Thinning shears should have approx. 43-46 teeth to give a good blend with minimal scissor marks when used properly. Your getting a lot of scissor marks from the less teeth and from your cutting against the grain of hair growth. I put two links below which show some ways to trim the hair. One is a pictorial tutorial and the other is one of many videos in a series that someone posted on show grooming goldens they are both older. there are several in those videos that show the ears and the hair behind it. I prefer a little more of a fluff on my ears then what you did but it depends on the hair the dog has. I back brush the hair with a slicker and then roll the ear slighty with my hand so the hair stands up a bit more then trim with slightest closure of the shear while pulling away from the ear. Keep in mind the hair growth pattern. If you need to trim against it do that first then soften it with trimming with. Take very little at a time and it lessens the scissor cuts with this technique. I do strip out any dead hair first if needed with a stripping knife just a gentle go thru to pull old hair out and smooth the overall ear. I also strip out the hair behind the ear just a bit! easy to get carried away then blend with my thinners just a tad less is more here so easy to take to much



Morningsage Goldens Grooming


----------



## Megora (Jun 7, 2010)

Couple things...

1. Don't trim the front of the ear too tight like that. You are only trimming the back of the ear. 

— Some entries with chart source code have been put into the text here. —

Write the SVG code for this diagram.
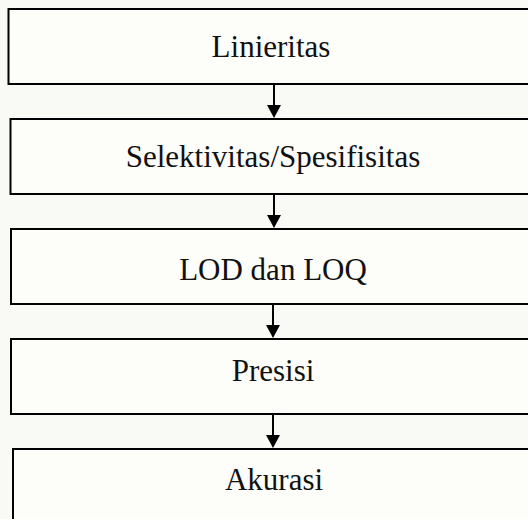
<svg xmlns="http://www.w3.org/2000/svg" width="528" height="519" viewBox="0 0 528 519">
<style>
.box{fill:#fdfdf9;stroke:#000;stroke-width:2}
.lbl{font-family:"Liberation Serif","Times New Roman",serif;font-size:31px;fill:#111;text-anchor:middle}
.ln{stroke:#000;stroke-width:2;fill:none}
.hd{fill:#000}
</style>
<rect width="528" height="519" fill="#f9f9f6"/>
<g id="n1"><rect class="box" x="8.5" y="9" width="530" height="75"/><text class="lbl" x="271" y="57">Linieritas</text></g>
<g id="n2"><rect class="box" x="10.5" y="119" width="530" height="75"/><text class="lbl" x="273" y="167">Selektivitas/Spesifisitas</text></g>
<g id="n3"><rect class="box" x="11" y="229" width="530" height="75"/><text class="lbl" x="273" y="280">LOD dan LOQ</text></g>
<g id="n4"><rect class="box" x="11" y="339" width="530" height="75"/><text class="lbl" x="273" y="381">Presisi</text></g>
<g id="n5"><rect class="box" x="13" y="449" width="530" height="80"/><text class="lbl" x="274" y="490">Akurasi</text></g>
<g id="connectors">
<line class="ln" x1="274" y1="84" x2="274" y2="106"/><polygon class="hd" points="267,105 281,105 274,118"/>
<line class="ln" x1="274" y1="194" x2="274" y2="216"/><polygon class="hd" points="267,215 281,215 274,228"/>
<line class="ln" x1="273" y1="304" x2="273" y2="326"/><polygon class="hd" points="266,325 280,325 273,338"/>
<line class="ln" x1="273" y1="414" x2="273" y2="436"/><polygon class="hd" points="266,435 280,435 273,448"/>
</g>
</svg>
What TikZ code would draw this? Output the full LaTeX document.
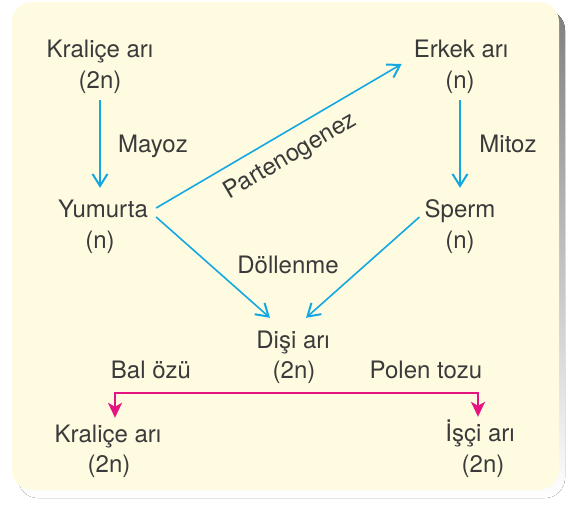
\documentclass[tikz,border=0pt]{standalone}
\usepackage{fontspec}
\setmainfont{TeX Gyre Heros}
\usetikzlibrary{arrows.meta,calc}

\definecolor{beeblue}{RGB}{20,168,226}
\definecolor{beepink}{RGB}{228,20,128}
\definecolor{paper}{RGB}{254,251,225}
\definecolor{shade}{RGB}{198,198,200}
\definecolor{ink}{RGB}{58,58,58}

\tikzset{
	lbl/.style={font=\fontsize{24}{28}\selectfont, text=ink, inner sep=0pt,
		text height=17pt, text depth=5pt, anchor=base},
	bluearrow/.style={draw=beeblue, line width=1.6pt,
		-{Straight Barb[length=12pt,width=15pt,line width=2pt]}},
	pinkline/.style={draw=beepink, line width=2.2pt,
		{Stealth[length=15pt,width=14pt,inset=4pt]}-{Stealth[length=15pt,width=14pt,inset=4pt]}}
}

\begin{document}
\begin{tikzpicture}[x=1pt,y=-1pt]
			%%%%% START %%%%%
			\useasboundingbox (0,0) rectangle (572,504);
			
			% card and its shadow
			\fill[shade, rounded corners=20pt] (18,10) rectangle (565,498);
			\fill[paper, rounded corners=20pt] (12,2) rectangle (559,490);
			
			% top row
			\node[lbl] (kr1) at (100,57) {Kraliçe arı};
			\node[lbl] (kr1n) at (100,88) {(2n)};
			\node[lbl] (erk) at (461,57) {Erkek arı};
			\node[lbl] (erkn) at (460,88) {(n)};
			
			\node[lbl] (mayoz) at (153,152) {Mayoz};
			\node[lbl] (mitoz) at (508,152) {Mitoz};
			
			% gametes
			\node[lbl] (yum) at (103,217) {Yumurta};
			\node[lbl] (yumn) at (100,248) {(n)};
			\node[lbl] (sperm) at (460,217) {Sperm};
			\node[lbl] (spermn) at (460,248) {(n)};
			
			\node[lbl] (dol) at (288,273) {Döllenme};
			
			% female
			\node[lbl] (disi) at (293,348) {Dişi arı};
			\node[lbl] (disin) at (294,378) {(2n)};
			
			\node[lbl] (bal) at (151,378) {Bal özü};
			\node[lbl] (polen) at (426,378) {Polen tozu};
			
			% bottom row
			\node[lbl] (kr2) at (108,442) {Kraliçe arı};
			\node[lbl] (kr2n) at (109,472) {(2n)};
			\node[lbl] (isci) at (480,441) {İşçi arı};
			\node[lbl] (iscin) at (483,472) {(2n)};
			
			% blue arrows
			\draw[bluearrow, shorten <=7pt, shorten >=12pt] (kr1n.south) -- (kr1n.south |- yum.north);
			\draw[bluearrow, shorten <=7pt, shorten >=12pt] (erkn.south) -- (erkn.south |- sperm.north);
			\draw[bluearrow] ($(yum.east)+(8,-3)$) -- ($(erk.west)+(-12,13)$)
				node[lbl, midway, sloped, anchor=north, yshift=-12pt] (parten) {Partenogenez};
			\draw[bluearrow] ($(yum.east)+(8,6)$) -- ($(disi.north)+(-23,-13)$);
			\draw[bluearrow] ($(sperm.west)+(-5,6)$) -- ($(disi.north)+(13,-13)$);
			
			% pink branch
			\draw[pinkline] ([xshift=7pt,yshift=7pt]kr2.north) -- ++(0,-25) -| ([xshift=-2pt,yshift=7pt]isci.north);
			
			%%%%% END %%%%%
\end{tikzpicture}
\end{document}
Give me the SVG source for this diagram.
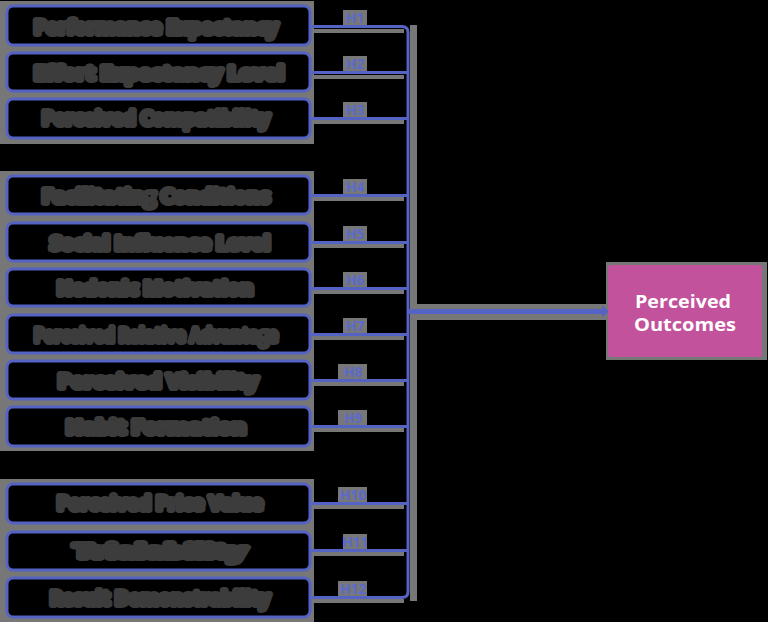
<svg xmlns="http://www.w3.org/2000/svg" width="768" height="622" viewBox="0 0 768 622">
<style>
.halo{fill:#777777}
.box{fill:#000000;stroke:#5563c4;stroke-width:3}
.btxt{font-family:"Open Sans","Liberation Sans",sans-serif;font-size:19px;font-weight:700;fill:#3c3c3c;stroke:#3c3c3c;stroke-width:6;stroke-linejoin:round;text-anchor:middle}
.ln{fill:none;stroke:#5563c4;stroke-width:3;stroke-linejoin:round}
.lnh{fill:none;stroke:#777777;stroke-width:4}
.lbl{font-family:"Open Sans","Liberation Sans",sans-serif;font-size:14px;font-weight:700;fill:#5a6acf;text-anchor:middle}
.out{fill:#c2529b}
.otxt{font-family:"Open Sans","Liberation Sans",sans-serif;font-size:18px;font-weight:700;fill:#ffffff;text-anchor:middle}
</style>
<rect width="768" height="622" fill="#000000"/>

<g id="halos">
<rect class="halo" x="0" y="1" width="314" height="143"/>
<rect class="halo" x="0" y="171" width="314" height="280"/>
<rect class="halo" x="0" y="479" width="314" height="143"/>
<rect class="halo" x="410" y="25" width="7" height="576"/>
<rect class="halo" x="412" y="304" width="196" height="16"/>
<rect class="halo" x="606" y="262" width="161" height="98"/>
</g>

<g id="connectors">
<path class="lnh" d="M311 31H404 M311 77H404 M311 122H404 M311 199H404 M311 246H404 M311 292H404 M311 338H404 M311 384H404 M311 430H404 M311 507H404 M311 554H404 M311 601H404"/>
<path class="ln" d="M311 26.5H402Q408 26.5 408 32.5V591.5Q408 597.5 402 597.5H311"/>
<path class="ln" d="M311 72.5H408 M311 118.5H408 M311 195.5H408 M311 242.5H408 M311 288.5H408 M311 334.5H408 M311 380.5H408 M311 426.5H408 M311 503.5H408 M311 550.5H408"/>
<path fill="none" stroke="#5563c4" stroke-width="5" d="M408 311.5H604"/>
<path fill="#5563c4" d="M602 305.5L609 311.5L602 317.5Z"/>
<g id="labels">
<rect class="halo" x="343" y="10" width="24" height="15"/>
<rect class="halo" x="343" y="56" width="24" height="15"/>
<rect class="halo" x="343" y="102" width="24" height="15"/>
<rect class="halo" x="343" y="179" width="24" height="15"/>
<rect class="halo" x="343" y="226" width="24" height="15"/>
<rect class="halo" x="343" y="272" width="24" height="15"/>
<rect class="halo" x="343" y="318" width="24" height="15"/>
<rect class="halo" x="338" y="364" width="29" height="15"/>
<rect class="halo" x="338" y="410" width="29" height="15"/>
<rect class="halo" x="338" y="487" width="29" height="15"/>
<rect class="halo" x="343" y="534" width="24" height="15"/>
<rect class="halo" x="338" y="581" width="29" height="15"/>
<text class="lbl" x="355" y="23">H1</text>
<text class="lbl" x="355" y="69">H2</text>
<text class="lbl" x="355" y="115">H3</text>
<text class="lbl" x="355" y="192">H4</text>
<text class="lbl" x="355" y="239">H5</text>
<text class="lbl" x="355" y="285">H6</text>
<text class="lbl" x="355" y="331">H7</text>
<text class="lbl" x="353" y="377">H8</text>
<text class="lbl" x="353" y="423">H9</text>
<text class="lbl" x="353" y="500">H10</text>
<text class="lbl" x="355" y="547">H11</text>
<text class="lbl" x="353" y="594">H12</text>
</g>
</g>

<g id="n1"><rect class="box" x="7" y="6" width="303" height="39" rx="6"/><text class="btxt" x="156" y="34" textLength="244" lengthAdjust="spacingAndGlyphs">Performance Expectancy</text></g>
<g id="n2"><rect class="box" x="7" y="53" width="303" height="38" rx="6"/><text class="btxt" x="159" y="80" textLength="250" lengthAdjust="spacingAndGlyphs">Effort Expectancy Level</text></g>
<g id="n3"><rect class="box" x="7" y="99" width="303" height="39" rx="6"/><text class="btxt" x="156" y="125" textLength="228" lengthAdjust="spacingAndGlyphs">Perceived Compatibility</text></g>
<g id="n4"><rect class="box" x="7" y="176" width="303" height="38" rx="6"/><text class="btxt" x="156" y="203" textLength="228" lengthAdjust="spacingAndGlyphs">Facilitating Conditions</text></g>
<g id="n5"><rect class="box" x="7" y="223" width="303" height="38" rx="6"/><text class="btxt" x="160" y="250" textLength="220" lengthAdjust="spacingAndGlyphs">Social Influence Level</text></g>
<g id="n6"><rect class="box" x="7" y="269" width="303" height="37" rx="6"/><text class="btxt" x="155" y="295" textLength="196" lengthAdjust="spacingAndGlyphs">Hedonic Motivation</text></g>
<g id="n7"><rect class="box" x="7" y="315" width="303" height="38" rx="6"/><text class="btxt" x="156" y="342" textLength="244" lengthAdjust="spacingAndGlyphs">Perceived Relative Advantage</text></g>
<g id="n8"><rect class="box" x="7" y="361" width="303" height="38" rx="6"/><text class="btxt" x="158" y="388" textLength="200" lengthAdjust="spacingAndGlyphs">Perceived Visibility</text></g>
<g id="n9"><rect class="box" x="7" y="407" width="303" height="39" rx="6"/><text class="btxt" x="156" y="434" textLength="180" lengthAdjust="spacingAndGlyphs">Habit Formation</text></g>
<g id="n10"><rect class="box" x="7" y="484" width="303" height="39" rx="6"/><text class="btxt" x="160" y="510" textLength="206" lengthAdjust="spacingAndGlyphs">Perceived Price Value</text></g>
<g id="n11"><rect class="box" x="7" y="532" width="303" height="38" rx="6"/><text class="btxt" x="160" y="558" textLength="172" lengthAdjust="spacingAndGlyphs">Trialability</text></g>
<g id="n12"><rect class="box" x="7" y="578" width="303" height="39" rx="6"/><text class="btxt" x="160" y="605" textLength="220" lengthAdjust="spacingAndGlyphs">Result Demonstrability</text></g>

<g id="outcome">
<rect class="out" x="608" y="265" width="154" height="92" rx="3"/>
<text class="otxt" x="683" y="308" textLength="96" lengthAdjust="spacingAndGlyphs">Perceived</text>
<text class="otxt" x="685" y="331" textLength="102" lengthAdjust="spacingAndGlyphs">Outcomes</text>
</g>
</svg>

2. I leave some of the soft fuzzies at the top of the ear. You trim/thin closer at the bottom of the ear, but leave some length towards the top.

Ears make the expression of the dog. Too tightly trimmed can make for a harsher expression. And that's why we use thinning shears going up the front of the ears, but we aren't trimming everything out.


----------



## Goldens&Friesians (May 31, 2014)

Ok, so I haven't purchased a new 46 tooth thinner yet, so I'm stuck with the 36 tooth for the foreseeable future. (Need to save up!) The first 2 pictures are of my golden, April. I let the hair grow for a few weeks and pretty much only trimmed the back edge of the ear. Third picture is a client's golden-she was last groomed in November-the ears were done pre-bath as she is nervous for the blower around her head and ears and I need the ears dry to work with. Her ear set is kinda high and she has a split in the other ear (not pictured) which makes it a little interesting to work around. Anyway, I'm again hoping for some constructive criticism to help me improve my ear grooming/wondering if you see any improvement over the last photos I posted of my dog. Thanks in advance!


----------



## Sweet Girl (Jun 10, 2010)

Altairss said:


> Thinning shears should have approx. 43-46 teeth to give a good blend with minimal scissor marks when used properly. Your getting a lot of scissor marks from the less teeth and from your cutting against the grain of hair growth. I put two links below which show some ways to trim the hair. One is a pictorial tutorial and the other is one of many videos in a series that someone posted on show grooming goldens they are both older. there are several in those videos that show the ears and the hair behind it. I prefer a little more of a fluff on my ears then what you did but it depends on the hair the dog has. I back brush the hair with a slicker and then roll the ear slighty with my hand so the hair stands up a bit more then trim with slightest closure of the shear while pulling away from the ear. Keep in mind the hair growth pattern. If you need to trim against it do that first then soften it with trimming with. Take very little at a time and it lessens the scissor cuts with this technique. I do strip out any dead hair first if needed with a stripping knife just a gentle go thru to pull old hair out and smooth the overall ear. I also strip out the hair behind the ear just a bit! easy to get carried away then blend with my thinners just a tad less is more here so easy to take to much
> 
> 
> 
> ...


That was really helpful. Thank you for posting. I was able to see what my main mistake is approaching the trimming.


----------